All lines from the beginning of the listing through the line with "pt + Plateau" are to be copied word for word; the pictures are not.

+===+

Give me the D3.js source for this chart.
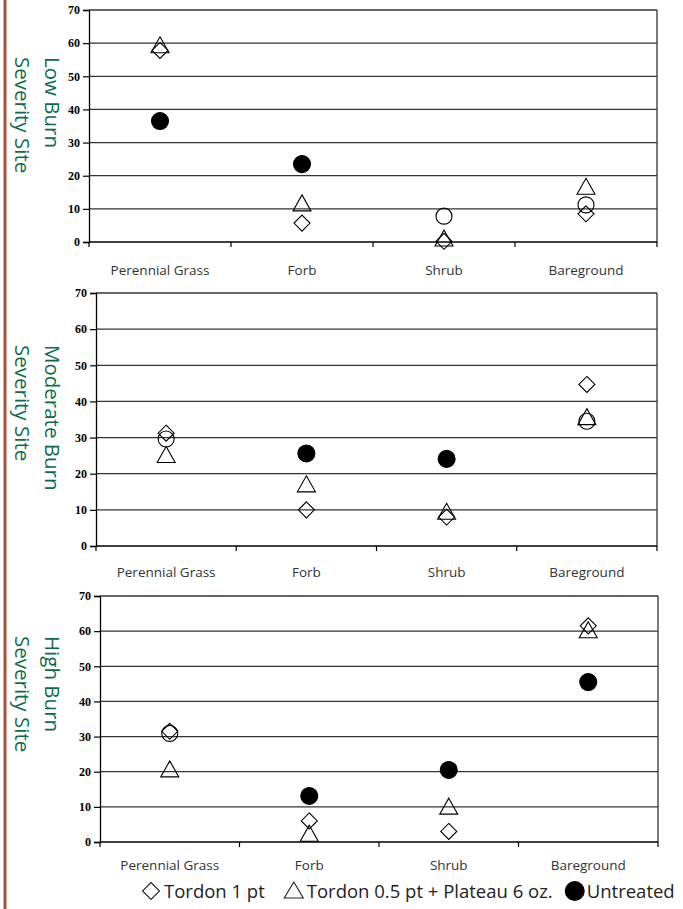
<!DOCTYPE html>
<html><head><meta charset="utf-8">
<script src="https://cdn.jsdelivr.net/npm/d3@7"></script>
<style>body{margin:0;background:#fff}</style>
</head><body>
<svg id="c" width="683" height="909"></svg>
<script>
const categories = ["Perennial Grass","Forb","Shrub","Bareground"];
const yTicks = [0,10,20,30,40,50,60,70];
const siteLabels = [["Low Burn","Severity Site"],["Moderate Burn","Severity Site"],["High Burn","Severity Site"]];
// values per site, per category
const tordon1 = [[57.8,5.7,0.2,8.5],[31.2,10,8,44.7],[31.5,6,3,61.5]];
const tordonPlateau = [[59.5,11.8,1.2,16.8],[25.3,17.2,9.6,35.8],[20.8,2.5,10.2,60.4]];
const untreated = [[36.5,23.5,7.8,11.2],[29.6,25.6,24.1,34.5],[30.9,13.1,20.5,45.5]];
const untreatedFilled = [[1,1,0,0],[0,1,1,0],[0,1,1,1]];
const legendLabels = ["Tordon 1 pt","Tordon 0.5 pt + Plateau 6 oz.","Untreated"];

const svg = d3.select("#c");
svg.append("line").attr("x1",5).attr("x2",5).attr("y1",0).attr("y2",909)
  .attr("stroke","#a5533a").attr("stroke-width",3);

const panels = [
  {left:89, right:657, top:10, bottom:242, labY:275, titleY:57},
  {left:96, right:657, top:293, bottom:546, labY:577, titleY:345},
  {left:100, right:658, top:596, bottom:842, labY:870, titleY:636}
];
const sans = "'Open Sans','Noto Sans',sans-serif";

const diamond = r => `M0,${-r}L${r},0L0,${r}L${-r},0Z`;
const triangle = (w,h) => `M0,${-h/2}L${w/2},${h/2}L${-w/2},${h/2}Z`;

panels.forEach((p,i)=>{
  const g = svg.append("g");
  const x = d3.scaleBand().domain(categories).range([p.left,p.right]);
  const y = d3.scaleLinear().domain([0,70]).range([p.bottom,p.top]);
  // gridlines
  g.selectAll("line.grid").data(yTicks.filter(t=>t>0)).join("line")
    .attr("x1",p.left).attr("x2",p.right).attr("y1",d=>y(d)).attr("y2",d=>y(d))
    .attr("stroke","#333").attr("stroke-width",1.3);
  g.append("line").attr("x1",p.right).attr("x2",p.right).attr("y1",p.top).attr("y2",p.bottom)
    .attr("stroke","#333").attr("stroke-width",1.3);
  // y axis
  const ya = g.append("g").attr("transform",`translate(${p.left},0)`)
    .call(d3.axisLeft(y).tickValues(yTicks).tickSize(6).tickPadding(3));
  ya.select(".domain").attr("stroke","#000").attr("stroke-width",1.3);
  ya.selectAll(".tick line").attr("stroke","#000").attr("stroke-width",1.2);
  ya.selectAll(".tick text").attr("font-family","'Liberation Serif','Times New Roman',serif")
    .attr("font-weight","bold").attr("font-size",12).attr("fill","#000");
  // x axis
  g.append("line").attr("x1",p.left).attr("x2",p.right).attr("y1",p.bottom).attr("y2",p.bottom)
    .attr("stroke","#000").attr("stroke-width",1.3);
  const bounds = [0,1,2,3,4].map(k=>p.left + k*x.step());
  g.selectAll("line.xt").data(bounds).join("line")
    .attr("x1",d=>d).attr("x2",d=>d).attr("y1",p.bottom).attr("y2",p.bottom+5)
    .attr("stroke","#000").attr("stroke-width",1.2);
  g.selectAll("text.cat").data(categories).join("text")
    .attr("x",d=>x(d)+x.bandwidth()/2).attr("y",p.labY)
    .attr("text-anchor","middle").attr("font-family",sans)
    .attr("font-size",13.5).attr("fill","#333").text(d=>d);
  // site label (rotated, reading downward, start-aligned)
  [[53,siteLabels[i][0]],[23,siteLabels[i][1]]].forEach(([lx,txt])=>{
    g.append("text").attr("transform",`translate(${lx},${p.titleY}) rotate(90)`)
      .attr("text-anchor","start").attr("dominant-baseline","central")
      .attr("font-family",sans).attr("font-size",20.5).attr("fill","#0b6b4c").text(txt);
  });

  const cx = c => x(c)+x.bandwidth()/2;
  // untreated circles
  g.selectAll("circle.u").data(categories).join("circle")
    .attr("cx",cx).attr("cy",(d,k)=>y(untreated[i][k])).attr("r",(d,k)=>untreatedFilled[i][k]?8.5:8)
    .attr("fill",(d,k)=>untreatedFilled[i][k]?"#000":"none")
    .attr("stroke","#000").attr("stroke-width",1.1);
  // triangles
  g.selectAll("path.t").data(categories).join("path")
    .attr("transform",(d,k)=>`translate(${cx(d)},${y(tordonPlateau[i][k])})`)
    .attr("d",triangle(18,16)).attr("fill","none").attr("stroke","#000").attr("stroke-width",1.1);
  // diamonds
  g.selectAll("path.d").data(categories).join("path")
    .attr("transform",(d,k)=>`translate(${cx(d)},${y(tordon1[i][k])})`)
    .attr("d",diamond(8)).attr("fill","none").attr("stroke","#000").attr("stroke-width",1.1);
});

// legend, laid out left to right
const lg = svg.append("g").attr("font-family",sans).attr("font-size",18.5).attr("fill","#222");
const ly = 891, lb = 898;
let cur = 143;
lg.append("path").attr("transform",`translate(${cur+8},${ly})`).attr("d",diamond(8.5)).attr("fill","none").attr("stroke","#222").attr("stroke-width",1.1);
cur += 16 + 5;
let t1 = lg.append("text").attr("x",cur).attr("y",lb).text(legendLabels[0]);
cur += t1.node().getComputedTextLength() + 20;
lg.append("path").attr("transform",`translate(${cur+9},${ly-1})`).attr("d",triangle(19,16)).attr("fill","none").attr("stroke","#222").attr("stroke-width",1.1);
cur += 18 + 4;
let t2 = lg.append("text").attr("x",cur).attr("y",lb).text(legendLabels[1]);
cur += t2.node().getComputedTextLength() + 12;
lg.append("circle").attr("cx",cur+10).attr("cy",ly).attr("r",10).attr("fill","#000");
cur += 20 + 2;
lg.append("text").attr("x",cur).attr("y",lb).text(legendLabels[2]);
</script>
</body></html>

+===+

The reply:
Give me the D3.js source for this chart.
<!DOCTYPE html>
<html><head><meta charset="utf-8">
<script src="https://cdn.jsdelivr.net/npm/d3@7"></script>
<style>body{margin:0;background:#fff}</style>
</head><body>
<svg id="c" width="683" height="909"></svg>
<script>
const categories = ["Perennial Grass","Forb","Shrub","Bareground"];
const yTicks = [0,10,20,30,40,50,60,70];
const siteLabels = [["Low Burn","Severity Site"],["Moderate Burn","Severity Site"],["High Burn","Severity Site"]];
// values per site, per category
const tordon1 = [[57.8,5.7,0.2,8.5],[31.2,10,8,44.7],[31.5,6,3,61.5]];
const tordonPlateau = [[59.5,11.8,1.2,16.8],[25.3,17.2,9.6,35.8],[20.8,2.5,10.2,60.4]];
const untreated = [[36.5,23.5,7.8,11.2],[29.6,25.6,24.1,34.5],[30.9,13.1,20.5,45.5]];
const untreatedFilled = [[1,1,0,0],[0,1,1,0],[0,1,1,1]];
const legendLabels = ["Tordon 1 pt","Tordon 0.5 pt + Plateau 6 oz.","Untreated"];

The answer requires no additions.